In an event closer to home but certainly no less devastating, a little girl drowned last week in Arkansas City. She was 3 years old and left behind her twin sister, a 5 year old sister and both of her parents. I didn't know the family but I work with people who were close to them. As I listened to people relating the details of this awful event and the subsequent funeral, I began pondering what it must feel like to have your soul ripped away from your body like that. I was reminded of a line in an old Don Henley song:
In a New York Minute
Everything can change
In a New York Minute
Things can get a little strange
In a matter of just a few minutes, what began as a beautiful day at the lake turned into a nightmare that one family will not soon wake from. When I contrast these two separate events, Hurricane Katrina and the tragic drowning of little Maya Wells, I am left with one stark truth. We are so small and so not in control of our destiny.
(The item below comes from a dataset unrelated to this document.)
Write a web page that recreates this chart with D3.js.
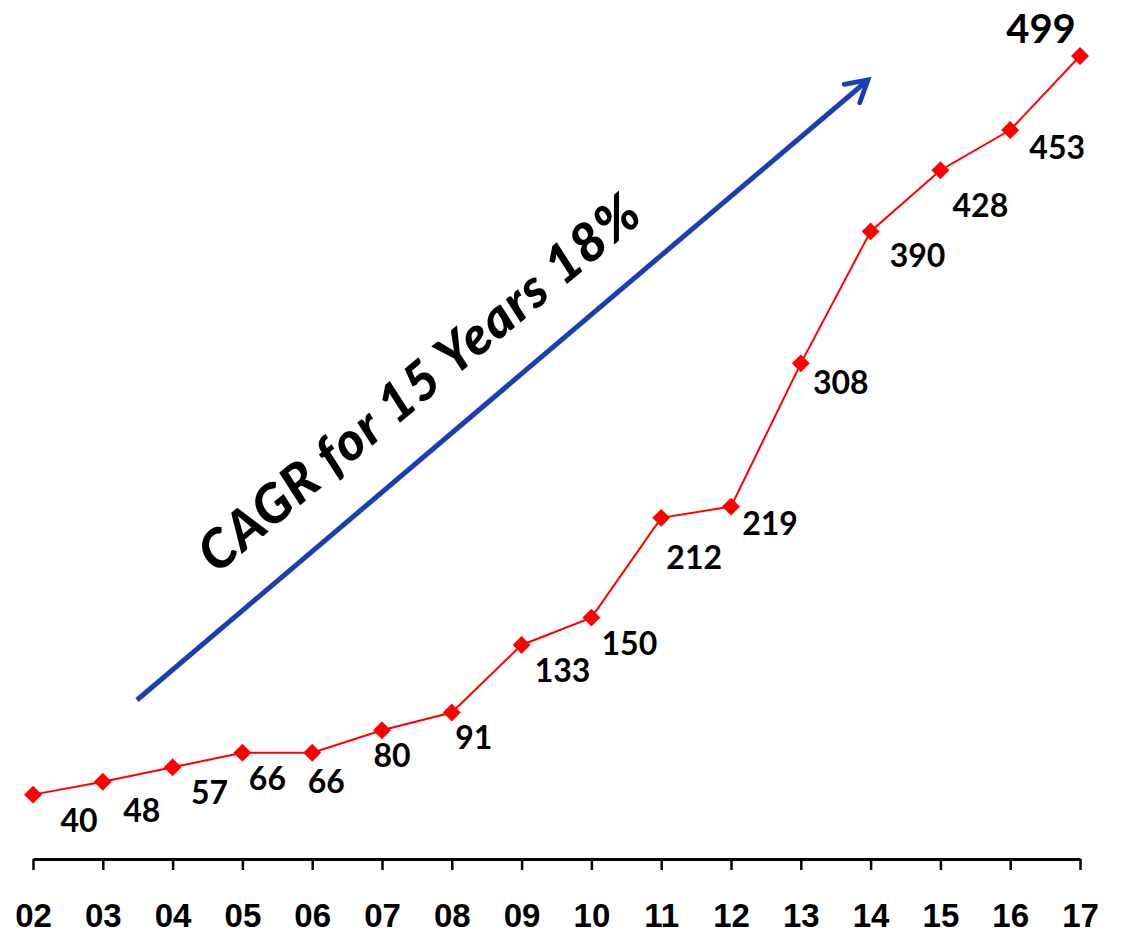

I'm reminded of another line from another song:
You were seduced by the wonder of your invention
then laid low by a flick of God's hand
We build extravagant cities with sea walls and levees and canals and somehow suppose that this can protect us from all of nature's God given fury. We build emotional walls and levees in our own lives to protect us from what we most fear. What we discover in every case though, is that these walls dissipate like wet sand when they are hit with the force of something like the drowning of a 3 year old child.